WRITTEN TASK: Beginning with the line that contains "Emit a Python", retype the entries below exactly, ending with the line that contains "167.3, 167.3, 187.9, 168.6, 167.3, 167.3, 167.3]". Leave out any pictures.

#####

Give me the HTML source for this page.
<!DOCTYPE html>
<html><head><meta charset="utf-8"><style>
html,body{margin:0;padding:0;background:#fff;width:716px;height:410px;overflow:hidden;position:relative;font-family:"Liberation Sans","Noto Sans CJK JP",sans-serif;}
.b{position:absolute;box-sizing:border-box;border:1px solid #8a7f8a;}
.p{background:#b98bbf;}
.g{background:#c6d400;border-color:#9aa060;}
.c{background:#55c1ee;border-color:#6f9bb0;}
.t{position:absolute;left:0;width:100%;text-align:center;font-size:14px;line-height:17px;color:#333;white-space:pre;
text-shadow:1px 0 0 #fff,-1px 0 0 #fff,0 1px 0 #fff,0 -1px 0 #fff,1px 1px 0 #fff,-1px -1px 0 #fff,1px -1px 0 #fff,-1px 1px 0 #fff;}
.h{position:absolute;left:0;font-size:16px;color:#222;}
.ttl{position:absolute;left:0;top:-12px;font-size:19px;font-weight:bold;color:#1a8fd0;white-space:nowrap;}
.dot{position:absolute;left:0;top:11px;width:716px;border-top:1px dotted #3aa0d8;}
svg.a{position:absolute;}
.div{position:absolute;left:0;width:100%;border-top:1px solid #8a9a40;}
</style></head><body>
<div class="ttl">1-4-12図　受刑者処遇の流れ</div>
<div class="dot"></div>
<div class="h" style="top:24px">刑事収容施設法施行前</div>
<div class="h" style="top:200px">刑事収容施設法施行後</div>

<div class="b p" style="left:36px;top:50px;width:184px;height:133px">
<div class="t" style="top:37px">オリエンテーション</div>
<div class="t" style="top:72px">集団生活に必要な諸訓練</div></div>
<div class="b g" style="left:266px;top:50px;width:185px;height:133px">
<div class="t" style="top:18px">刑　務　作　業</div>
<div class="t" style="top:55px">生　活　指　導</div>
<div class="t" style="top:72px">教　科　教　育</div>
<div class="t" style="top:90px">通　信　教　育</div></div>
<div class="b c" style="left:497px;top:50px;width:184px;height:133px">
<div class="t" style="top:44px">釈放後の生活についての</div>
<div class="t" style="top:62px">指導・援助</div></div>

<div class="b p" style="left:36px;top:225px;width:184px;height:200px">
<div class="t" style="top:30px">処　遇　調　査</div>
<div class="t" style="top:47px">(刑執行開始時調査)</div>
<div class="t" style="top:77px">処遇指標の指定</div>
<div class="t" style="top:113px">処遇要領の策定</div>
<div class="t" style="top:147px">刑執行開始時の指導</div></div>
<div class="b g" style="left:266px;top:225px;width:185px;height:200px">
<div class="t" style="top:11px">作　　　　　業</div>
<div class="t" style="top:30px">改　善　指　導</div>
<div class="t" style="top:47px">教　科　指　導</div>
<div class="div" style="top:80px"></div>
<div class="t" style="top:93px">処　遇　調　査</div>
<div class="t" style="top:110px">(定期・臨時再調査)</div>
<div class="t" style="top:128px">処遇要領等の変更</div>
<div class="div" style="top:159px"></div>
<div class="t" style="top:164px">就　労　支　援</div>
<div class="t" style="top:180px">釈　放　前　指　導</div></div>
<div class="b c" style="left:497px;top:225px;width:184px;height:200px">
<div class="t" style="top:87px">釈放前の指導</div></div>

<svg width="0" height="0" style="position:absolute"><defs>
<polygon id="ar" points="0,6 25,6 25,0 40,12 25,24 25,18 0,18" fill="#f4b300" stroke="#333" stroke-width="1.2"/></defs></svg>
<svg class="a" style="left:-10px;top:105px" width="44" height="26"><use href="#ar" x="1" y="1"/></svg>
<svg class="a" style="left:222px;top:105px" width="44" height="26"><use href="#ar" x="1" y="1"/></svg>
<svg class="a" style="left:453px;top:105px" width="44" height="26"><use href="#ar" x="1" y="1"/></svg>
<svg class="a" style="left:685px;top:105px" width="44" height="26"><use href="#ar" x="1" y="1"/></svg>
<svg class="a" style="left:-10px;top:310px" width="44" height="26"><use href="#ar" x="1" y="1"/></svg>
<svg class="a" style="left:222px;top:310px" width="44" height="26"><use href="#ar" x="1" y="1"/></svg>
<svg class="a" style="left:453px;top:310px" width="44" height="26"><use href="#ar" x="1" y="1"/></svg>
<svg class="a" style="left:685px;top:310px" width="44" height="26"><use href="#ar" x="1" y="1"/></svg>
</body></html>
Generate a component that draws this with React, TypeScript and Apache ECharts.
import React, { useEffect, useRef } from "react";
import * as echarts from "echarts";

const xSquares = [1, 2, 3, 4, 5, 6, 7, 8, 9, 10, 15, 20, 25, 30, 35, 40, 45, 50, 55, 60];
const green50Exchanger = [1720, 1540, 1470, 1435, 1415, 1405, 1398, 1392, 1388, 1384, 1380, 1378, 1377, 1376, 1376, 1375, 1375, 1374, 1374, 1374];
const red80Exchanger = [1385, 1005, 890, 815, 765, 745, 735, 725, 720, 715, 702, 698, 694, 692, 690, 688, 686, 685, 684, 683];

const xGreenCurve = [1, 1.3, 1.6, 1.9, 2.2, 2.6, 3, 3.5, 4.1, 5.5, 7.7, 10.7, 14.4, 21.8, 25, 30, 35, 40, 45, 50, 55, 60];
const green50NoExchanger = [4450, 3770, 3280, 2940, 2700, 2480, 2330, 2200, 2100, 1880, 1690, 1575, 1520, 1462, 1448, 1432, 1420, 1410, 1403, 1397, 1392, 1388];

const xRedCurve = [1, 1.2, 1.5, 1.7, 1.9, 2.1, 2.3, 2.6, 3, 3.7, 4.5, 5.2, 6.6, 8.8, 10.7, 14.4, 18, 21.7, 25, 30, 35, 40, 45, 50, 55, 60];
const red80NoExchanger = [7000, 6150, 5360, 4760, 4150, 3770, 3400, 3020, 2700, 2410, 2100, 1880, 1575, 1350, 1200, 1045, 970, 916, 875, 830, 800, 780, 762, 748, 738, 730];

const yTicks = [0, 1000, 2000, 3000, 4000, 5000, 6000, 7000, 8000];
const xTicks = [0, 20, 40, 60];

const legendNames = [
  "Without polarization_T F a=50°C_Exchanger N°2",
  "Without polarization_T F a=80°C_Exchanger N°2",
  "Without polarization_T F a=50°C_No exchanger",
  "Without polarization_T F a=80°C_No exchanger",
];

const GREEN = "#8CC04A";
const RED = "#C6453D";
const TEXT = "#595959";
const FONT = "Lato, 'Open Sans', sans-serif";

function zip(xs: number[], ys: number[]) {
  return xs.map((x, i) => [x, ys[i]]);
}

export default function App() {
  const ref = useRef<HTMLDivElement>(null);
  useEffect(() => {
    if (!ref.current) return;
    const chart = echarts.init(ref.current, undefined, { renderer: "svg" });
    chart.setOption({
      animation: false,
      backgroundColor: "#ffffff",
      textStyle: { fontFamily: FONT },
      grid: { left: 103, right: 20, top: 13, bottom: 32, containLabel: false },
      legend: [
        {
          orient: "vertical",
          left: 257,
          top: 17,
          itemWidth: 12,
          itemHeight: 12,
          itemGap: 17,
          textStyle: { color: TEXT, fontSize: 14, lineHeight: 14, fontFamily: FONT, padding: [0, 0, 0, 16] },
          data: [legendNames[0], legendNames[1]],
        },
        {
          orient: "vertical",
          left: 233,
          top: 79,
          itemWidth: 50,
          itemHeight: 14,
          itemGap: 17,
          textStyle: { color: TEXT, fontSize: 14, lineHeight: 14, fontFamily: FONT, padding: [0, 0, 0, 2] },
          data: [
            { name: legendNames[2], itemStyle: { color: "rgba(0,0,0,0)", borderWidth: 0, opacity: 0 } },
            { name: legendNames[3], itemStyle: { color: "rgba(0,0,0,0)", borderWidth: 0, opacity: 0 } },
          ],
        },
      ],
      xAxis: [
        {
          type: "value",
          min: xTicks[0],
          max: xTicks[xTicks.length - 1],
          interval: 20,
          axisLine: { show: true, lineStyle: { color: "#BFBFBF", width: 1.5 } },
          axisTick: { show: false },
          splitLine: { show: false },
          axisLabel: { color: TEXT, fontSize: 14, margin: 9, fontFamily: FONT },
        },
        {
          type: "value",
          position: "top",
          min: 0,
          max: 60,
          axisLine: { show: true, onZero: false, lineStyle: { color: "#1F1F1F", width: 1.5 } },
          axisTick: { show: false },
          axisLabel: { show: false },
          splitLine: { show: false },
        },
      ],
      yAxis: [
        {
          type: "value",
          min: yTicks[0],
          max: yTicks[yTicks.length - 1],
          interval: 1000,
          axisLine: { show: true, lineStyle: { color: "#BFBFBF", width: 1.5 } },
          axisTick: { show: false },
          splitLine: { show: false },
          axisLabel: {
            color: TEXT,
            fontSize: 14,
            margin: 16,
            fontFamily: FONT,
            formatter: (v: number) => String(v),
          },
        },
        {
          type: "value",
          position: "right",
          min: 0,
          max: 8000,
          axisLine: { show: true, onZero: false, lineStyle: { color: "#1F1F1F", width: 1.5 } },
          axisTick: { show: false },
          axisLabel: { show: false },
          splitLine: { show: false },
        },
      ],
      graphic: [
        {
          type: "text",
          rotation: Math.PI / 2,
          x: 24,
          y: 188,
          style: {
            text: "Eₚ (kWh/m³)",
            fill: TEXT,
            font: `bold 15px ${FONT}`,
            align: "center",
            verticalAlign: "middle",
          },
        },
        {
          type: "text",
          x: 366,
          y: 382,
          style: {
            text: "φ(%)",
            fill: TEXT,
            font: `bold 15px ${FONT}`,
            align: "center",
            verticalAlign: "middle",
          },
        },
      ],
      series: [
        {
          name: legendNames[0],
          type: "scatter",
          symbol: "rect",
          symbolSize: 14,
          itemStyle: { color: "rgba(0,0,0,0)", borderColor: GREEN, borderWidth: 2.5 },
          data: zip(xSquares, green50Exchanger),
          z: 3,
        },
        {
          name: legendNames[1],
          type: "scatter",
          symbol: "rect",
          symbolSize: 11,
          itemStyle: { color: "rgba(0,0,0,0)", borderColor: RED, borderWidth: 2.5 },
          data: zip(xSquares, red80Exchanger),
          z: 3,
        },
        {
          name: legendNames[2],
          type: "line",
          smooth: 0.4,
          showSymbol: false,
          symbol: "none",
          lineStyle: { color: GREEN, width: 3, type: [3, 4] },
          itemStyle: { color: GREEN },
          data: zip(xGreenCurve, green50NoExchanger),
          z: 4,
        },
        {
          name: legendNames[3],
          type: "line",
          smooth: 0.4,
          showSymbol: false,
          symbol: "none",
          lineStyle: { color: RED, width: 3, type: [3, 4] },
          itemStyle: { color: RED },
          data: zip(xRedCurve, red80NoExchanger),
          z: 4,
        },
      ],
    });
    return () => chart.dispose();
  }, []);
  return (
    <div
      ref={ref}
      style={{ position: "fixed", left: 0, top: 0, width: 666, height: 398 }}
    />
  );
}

#####

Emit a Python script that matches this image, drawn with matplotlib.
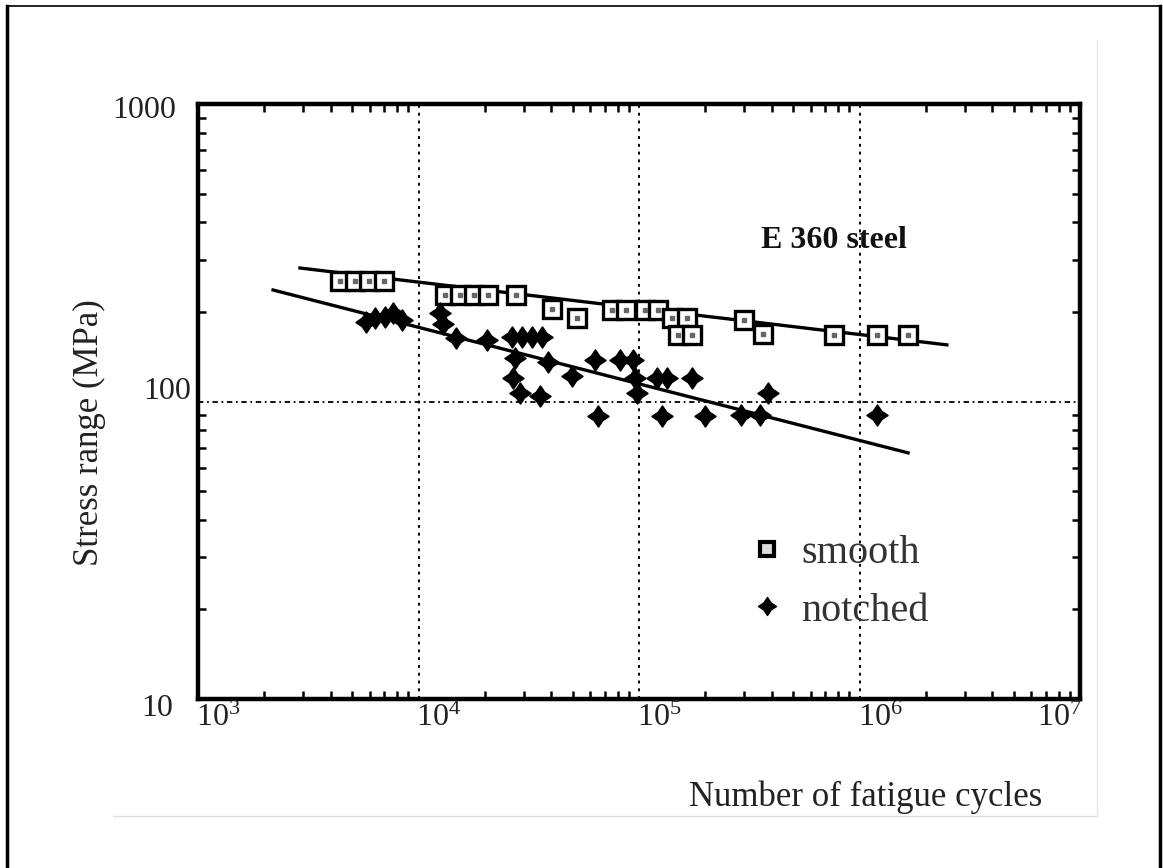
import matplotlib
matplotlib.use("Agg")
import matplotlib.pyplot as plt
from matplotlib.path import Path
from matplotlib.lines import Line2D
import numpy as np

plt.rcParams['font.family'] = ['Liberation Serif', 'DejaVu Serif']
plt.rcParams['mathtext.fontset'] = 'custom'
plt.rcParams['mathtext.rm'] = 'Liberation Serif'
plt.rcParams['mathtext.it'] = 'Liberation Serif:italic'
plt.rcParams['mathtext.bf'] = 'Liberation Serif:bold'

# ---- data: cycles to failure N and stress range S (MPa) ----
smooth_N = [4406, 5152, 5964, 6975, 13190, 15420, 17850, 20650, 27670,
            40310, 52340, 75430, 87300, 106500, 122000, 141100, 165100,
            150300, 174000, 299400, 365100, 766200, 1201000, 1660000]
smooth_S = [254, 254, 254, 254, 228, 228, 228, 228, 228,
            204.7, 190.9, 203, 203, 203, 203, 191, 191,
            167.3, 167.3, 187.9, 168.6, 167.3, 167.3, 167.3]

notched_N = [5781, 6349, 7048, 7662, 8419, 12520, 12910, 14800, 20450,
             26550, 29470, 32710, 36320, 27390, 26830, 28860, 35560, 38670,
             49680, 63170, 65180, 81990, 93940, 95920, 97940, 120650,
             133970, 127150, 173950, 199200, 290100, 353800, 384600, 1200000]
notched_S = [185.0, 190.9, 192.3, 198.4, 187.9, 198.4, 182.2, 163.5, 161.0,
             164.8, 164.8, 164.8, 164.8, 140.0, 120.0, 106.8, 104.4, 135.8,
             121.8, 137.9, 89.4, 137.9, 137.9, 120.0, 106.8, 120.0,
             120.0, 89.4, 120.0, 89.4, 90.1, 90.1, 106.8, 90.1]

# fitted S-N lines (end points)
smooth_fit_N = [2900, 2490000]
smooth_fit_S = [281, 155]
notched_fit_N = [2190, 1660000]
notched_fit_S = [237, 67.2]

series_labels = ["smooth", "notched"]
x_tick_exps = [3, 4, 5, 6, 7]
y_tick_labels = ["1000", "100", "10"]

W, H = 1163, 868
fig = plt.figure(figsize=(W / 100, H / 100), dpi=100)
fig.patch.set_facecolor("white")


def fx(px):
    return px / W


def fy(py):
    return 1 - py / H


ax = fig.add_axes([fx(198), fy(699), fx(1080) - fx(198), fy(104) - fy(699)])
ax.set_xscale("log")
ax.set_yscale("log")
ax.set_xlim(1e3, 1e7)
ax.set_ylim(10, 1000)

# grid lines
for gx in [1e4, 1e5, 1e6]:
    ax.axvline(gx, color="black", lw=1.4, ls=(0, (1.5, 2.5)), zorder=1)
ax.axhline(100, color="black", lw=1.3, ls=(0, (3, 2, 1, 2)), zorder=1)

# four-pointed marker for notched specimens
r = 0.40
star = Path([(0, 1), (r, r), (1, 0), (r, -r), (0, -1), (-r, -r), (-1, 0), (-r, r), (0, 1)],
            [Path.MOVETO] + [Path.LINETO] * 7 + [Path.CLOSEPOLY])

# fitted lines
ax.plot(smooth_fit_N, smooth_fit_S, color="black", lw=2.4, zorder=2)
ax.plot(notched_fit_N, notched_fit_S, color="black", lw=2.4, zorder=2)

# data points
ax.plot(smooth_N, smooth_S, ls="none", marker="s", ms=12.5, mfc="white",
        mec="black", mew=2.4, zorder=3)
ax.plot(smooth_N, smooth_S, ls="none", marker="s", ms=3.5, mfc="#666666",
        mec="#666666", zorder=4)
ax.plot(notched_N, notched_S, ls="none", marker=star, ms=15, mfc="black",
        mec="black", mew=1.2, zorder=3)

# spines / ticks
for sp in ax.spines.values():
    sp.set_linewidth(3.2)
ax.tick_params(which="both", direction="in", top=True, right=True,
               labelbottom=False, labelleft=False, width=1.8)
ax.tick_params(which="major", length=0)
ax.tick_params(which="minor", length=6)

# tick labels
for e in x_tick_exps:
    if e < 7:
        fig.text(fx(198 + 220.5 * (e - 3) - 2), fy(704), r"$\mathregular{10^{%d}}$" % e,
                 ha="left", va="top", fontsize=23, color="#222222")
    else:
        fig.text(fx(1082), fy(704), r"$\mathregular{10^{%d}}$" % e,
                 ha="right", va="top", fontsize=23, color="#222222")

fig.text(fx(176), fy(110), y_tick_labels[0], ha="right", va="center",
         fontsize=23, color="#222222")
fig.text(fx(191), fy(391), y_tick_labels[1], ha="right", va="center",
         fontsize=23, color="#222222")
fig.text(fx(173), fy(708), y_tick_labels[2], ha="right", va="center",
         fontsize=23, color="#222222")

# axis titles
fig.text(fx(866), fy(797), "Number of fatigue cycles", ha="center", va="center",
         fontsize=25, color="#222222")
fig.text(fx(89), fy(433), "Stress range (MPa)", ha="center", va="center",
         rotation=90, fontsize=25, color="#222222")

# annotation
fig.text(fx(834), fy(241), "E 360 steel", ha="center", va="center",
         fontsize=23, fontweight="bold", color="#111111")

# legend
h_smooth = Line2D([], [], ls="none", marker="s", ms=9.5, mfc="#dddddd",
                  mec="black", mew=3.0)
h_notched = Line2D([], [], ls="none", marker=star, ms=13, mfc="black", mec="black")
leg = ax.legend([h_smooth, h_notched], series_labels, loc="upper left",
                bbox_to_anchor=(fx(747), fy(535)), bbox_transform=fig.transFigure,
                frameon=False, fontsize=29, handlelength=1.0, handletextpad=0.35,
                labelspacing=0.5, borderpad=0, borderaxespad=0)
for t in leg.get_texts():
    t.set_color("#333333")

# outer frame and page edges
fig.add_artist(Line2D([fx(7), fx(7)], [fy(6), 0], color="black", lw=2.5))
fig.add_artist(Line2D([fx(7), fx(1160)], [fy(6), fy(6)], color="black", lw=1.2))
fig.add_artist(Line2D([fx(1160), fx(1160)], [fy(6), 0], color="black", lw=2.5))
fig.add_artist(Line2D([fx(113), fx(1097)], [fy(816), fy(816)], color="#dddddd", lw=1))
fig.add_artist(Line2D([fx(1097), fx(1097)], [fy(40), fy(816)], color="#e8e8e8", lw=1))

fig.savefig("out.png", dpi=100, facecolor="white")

#####

SOLUTION FOR THIS EXERCISE:
Emit a Python script that matches this image, drawn with matplotlib.
import matplotlib
matplotlib.use("Agg")
import matplotlib.pyplot as plt
from matplotlib.path import Path
from matplotlib.lines import Line2D
import numpy as np

plt.rcParams['font.family'] = ['Liberation Serif', 'DejaVu Serif']
plt.rcParams['mathtext.fontset'] = 'custom'
plt.rcParams['mathtext.rm'] = 'Liberation Serif'
plt.rcParams['mathtext.it'] = 'Liberation Serif:italic'
plt.rcParams['mathtext.bf'] = 'Liberation Serif:bold'

# ---- data: cycles to failure N and stress range S (MPa) ----
smooth_N = [4406, 5152, 5964, 6975, 13190, 15420, 17850, 20650, 27670,
            40310, 52340, 75430, 87300, 106500, 122000, 141100, 165100,
            150300, 174000, 299400, 365100, 766200, 1201000, 1660000]
smooth_S = [254, 254, 254, 254, 228, 228, 228, 228, 228,
            204.7, 190.9, 203, 203, 203, 203, 191, 191,
            167.3, 167.3, 187.9, 168.6, 167.3, 167.3, 167.3]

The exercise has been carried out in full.